Here is the build log

err code: -44

ERROR: Failed to build executable

len: 0

--- Build log ---

Following code was complied on CPU which has 0 compute units !

I don't know why I'm getting 0 compute units, earlier before this changes, I used to get 4 !!

Also I'm trying to capture the error log from the function,

err = clBuildProgram(program,0,NULL,NULL,NULL,NULL);

if(err !=CL_SUCCESS)


size_t len;

char buffer[32048];

printf("err code: %d\n",err);

printf("ERROR: Failed to build executable \n ");

clGetProgramBuildInfo(program,deviceid,CL_PROGRAM_BUILD_LOG, 32048, buffer , &len);

buffer[32048] = '\0';

printf("len: %d\n",len);

cout<<"--- Build log ---\n "<<buffer<<endl;

//return FAILURE;


But I don't see any error msgs, but still my build fails, could you please check once ?

Also is there any better way in linux to debug Opencl kernel functions ? This is very messy.

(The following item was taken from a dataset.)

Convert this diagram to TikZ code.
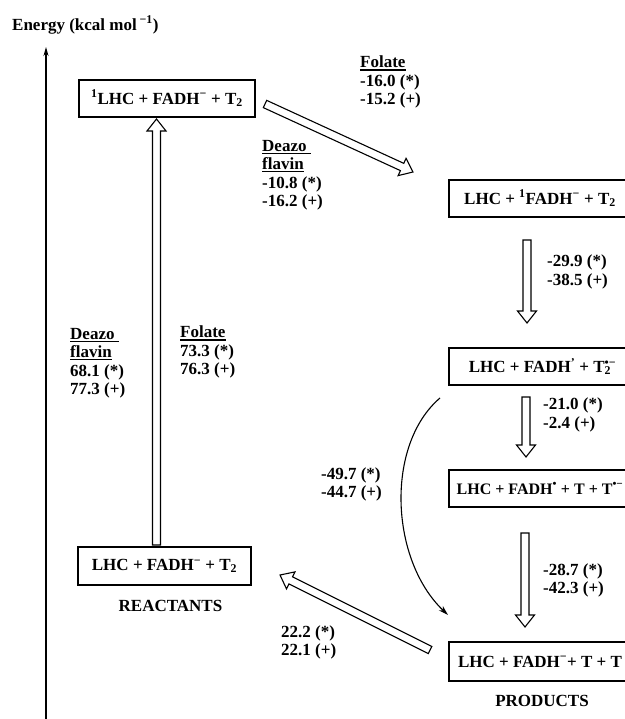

Attaching the updated files herewith


There must be something odd with your host code. Maybe you can try to use an SDK example to load your kernel file? When I put your .cl file as a kernel for my programs, I see all the compile errors (the first is

line 11: error:

          identifier "point" is undefined

        point pos;



Another idea would be to printf (or cout) program, in order to see if your program correctly loaded the .cl file into memory.

And finally there's a mismatch in the devices of your clBuildProgram and clGetProgramBuildInfo calls. I'm not sure if that matters, but I use

clBuildProgram(program, 1, &devices[devnumber], ...


clGetProgramBuildInfo (program, devices[devnumber], ...


Bingo !! it is working now. I could able to compile successfully and my output matches the CUDA version ..

Thanks himanshu and Bdot for your suggestions.